Again, after the expulsion, Du Cerceau says, that the Barons seized upon the “immense riches” he had amassed,—the words in the original are, “grandi ornamenti,” which are very different things from immense riches. But the most remarkable sins of commission are in this person’s account of the second rise and fall of Rienzi under the title of Senator. Of this I shall give but one instance:—
“The Senator, who perceived it, became only the more cruel. His jealousies produced only fresh murders. In the continual dread he was in, that the general discontent would terminate in some secret attempt upon his person, he determined to intimidate the most enterprising, by sacrificing sometimes one, sometimes another, and chiefly those whose riches rendered them the more guilty in his eyes. Numbers were sent every day to the Capitol prison. Happy were those who could get off with the confiscation of their estates.”

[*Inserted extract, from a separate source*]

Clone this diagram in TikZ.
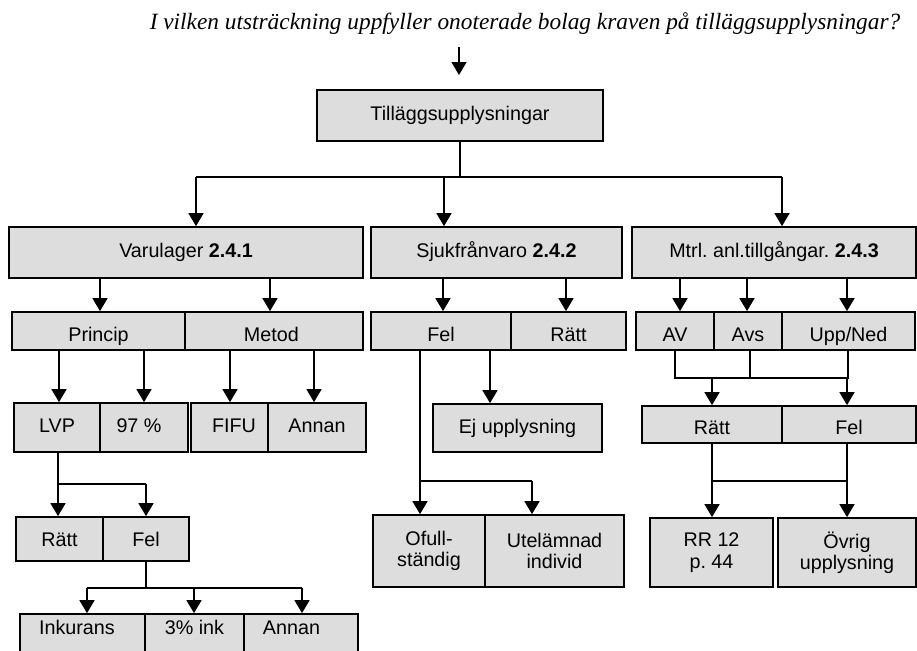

Of these grave charges there is not a syllable in the original! And so much for the work of Pere Cerceau and Pere Brumoy, by virtue of which, historians have written of the life and times of Rienzi, and upon the figments of which, the most remarkable man in an age crowded with great characters is judged by the general reader!
I must be pardoned for this criticism, which might not have been necessary, had not the work to which it relates, in the English translation quoted from, (a translation that has no faults but those of the French original,) been actually received as an historical and indisputable authority, and opposed with a triumphant air to some passages in my own narrative which were literally taken from the authentic records of the time.